**SET TASK:** Give the lines of the material verbatim, from the first line to the line with "const seriesColors = [GRAY, BLUE, RED];", including both.

**DATA EXCERPT:**

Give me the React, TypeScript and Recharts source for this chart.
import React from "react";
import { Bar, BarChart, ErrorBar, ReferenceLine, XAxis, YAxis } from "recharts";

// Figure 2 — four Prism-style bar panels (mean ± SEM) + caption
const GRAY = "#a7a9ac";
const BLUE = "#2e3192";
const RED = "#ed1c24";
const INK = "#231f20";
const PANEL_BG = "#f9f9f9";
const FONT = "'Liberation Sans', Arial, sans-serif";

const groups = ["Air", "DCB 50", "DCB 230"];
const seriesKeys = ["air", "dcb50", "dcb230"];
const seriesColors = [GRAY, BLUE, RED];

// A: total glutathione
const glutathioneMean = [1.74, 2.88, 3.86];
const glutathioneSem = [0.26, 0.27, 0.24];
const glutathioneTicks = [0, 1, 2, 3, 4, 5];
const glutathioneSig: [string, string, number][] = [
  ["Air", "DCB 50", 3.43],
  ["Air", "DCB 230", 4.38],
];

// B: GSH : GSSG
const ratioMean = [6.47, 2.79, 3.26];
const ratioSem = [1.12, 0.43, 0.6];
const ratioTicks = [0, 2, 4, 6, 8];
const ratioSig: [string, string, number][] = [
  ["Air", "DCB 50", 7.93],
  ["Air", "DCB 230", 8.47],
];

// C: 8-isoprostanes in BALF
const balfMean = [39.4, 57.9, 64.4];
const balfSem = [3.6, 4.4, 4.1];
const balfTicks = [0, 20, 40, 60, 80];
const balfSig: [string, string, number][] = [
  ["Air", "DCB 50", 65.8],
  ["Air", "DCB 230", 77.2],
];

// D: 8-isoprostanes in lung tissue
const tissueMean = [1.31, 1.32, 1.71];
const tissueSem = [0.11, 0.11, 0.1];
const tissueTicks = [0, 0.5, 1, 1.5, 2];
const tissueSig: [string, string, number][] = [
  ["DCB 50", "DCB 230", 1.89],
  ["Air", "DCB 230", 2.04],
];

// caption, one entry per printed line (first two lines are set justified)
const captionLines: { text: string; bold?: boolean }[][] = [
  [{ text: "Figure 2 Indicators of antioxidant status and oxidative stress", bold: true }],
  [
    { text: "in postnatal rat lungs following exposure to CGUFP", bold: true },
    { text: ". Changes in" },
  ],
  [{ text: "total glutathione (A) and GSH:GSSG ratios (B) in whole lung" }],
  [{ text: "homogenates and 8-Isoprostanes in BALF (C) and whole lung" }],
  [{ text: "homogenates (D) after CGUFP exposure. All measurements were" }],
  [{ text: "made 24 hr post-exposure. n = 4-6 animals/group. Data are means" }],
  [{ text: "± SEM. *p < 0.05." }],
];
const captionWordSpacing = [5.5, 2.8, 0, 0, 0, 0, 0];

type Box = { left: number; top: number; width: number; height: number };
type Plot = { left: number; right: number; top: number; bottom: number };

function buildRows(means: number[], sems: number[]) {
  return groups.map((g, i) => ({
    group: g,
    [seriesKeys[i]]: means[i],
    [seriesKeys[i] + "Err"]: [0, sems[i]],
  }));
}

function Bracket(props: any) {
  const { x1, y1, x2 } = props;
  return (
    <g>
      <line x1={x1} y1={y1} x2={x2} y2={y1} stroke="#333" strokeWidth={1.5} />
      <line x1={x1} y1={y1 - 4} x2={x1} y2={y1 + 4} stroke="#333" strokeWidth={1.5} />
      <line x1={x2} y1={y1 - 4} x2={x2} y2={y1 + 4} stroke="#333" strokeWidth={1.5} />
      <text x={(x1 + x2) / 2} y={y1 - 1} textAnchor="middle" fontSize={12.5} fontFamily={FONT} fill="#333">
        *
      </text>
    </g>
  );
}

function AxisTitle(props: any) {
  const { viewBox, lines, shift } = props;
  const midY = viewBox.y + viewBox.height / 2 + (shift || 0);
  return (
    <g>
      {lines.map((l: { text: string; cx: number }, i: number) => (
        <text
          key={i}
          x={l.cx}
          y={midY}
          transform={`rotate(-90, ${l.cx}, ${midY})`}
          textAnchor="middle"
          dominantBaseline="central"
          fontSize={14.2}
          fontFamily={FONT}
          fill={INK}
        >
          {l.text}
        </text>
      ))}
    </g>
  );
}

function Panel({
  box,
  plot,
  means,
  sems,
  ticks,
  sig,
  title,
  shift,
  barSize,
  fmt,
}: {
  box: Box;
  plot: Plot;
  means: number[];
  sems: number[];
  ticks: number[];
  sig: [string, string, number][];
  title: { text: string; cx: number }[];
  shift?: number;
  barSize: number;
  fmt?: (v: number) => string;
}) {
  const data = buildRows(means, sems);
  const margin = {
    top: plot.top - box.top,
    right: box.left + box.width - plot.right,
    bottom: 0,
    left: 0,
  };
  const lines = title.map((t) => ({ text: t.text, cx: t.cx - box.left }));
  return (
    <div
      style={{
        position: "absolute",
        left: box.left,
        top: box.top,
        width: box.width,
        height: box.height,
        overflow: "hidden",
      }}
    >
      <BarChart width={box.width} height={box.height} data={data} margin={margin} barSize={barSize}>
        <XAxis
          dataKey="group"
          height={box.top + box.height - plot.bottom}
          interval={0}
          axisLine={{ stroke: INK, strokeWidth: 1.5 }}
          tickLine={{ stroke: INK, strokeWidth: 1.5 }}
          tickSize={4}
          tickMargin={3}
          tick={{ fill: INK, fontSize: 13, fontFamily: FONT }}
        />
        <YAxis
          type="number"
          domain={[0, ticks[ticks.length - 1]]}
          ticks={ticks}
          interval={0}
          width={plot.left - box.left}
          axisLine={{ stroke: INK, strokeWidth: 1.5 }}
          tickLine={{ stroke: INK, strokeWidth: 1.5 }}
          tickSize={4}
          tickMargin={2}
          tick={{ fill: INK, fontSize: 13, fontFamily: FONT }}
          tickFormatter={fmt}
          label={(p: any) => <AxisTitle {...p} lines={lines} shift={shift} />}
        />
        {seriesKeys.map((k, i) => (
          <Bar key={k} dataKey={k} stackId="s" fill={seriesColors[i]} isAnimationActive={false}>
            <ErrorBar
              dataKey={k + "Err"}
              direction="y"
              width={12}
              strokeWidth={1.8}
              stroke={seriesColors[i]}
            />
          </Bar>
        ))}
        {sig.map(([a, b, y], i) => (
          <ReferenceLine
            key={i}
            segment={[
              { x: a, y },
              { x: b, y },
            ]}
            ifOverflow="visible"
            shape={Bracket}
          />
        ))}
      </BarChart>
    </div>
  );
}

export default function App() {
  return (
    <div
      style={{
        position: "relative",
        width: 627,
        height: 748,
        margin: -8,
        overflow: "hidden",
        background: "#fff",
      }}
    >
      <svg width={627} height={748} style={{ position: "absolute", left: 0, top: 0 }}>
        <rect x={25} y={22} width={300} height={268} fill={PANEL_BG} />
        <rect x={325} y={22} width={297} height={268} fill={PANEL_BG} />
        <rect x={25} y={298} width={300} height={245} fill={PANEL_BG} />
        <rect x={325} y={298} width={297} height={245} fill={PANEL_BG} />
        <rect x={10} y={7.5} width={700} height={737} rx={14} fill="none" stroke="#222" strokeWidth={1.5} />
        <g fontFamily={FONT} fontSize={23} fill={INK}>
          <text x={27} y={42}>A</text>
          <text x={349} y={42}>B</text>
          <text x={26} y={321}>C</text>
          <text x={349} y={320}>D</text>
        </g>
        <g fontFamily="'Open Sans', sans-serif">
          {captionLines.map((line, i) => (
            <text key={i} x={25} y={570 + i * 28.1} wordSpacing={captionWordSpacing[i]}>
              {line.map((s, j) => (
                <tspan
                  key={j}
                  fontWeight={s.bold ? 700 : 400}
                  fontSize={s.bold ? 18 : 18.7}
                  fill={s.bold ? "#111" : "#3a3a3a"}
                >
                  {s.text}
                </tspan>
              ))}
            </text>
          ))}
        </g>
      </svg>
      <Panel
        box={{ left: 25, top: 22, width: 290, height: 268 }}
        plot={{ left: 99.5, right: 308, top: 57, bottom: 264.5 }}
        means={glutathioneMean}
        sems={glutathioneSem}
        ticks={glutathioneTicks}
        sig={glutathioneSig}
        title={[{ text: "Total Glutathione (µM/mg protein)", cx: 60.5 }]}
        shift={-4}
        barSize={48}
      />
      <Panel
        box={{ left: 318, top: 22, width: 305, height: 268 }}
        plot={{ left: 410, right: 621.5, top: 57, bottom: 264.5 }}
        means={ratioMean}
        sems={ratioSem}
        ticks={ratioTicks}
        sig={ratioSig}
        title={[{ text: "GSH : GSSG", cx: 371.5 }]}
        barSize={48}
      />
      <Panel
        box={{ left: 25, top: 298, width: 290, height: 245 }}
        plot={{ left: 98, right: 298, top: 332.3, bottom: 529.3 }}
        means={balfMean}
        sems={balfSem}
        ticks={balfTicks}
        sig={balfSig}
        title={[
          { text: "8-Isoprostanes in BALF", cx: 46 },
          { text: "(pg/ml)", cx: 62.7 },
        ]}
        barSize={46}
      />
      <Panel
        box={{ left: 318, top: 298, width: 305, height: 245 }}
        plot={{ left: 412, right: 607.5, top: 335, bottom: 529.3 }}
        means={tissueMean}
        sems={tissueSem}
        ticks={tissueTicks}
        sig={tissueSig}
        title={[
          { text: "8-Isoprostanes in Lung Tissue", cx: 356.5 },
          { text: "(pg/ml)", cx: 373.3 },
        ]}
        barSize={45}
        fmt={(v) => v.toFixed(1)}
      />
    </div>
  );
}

**COMPLETE RESPONSE:**
Give me the React, TypeScript and Recharts source for this chart.
import React from "react";
import { Bar, BarChart, ErrorBar, ReferenceLine, XAxis, YAxis } from "recharts";

// Figure 2 — four Prism-style bar panels (mean ± SEM) + caption
const GRAY = "#a7a9ac";
const BLUE = "#2e3192";
const RED = "#ed1c24";
const INK = "#231f20";
const PANEL_BG = "#f9f9f9";
const FONT = "'Liberation Sans', Arial, sans-serif";

const groups = ["Air", "DCB 50", "DCB 230"];
const seriesKeys = ["air", "dcb50", "dcb230"];
const seriesColors = [GRAY, BLUE, RED];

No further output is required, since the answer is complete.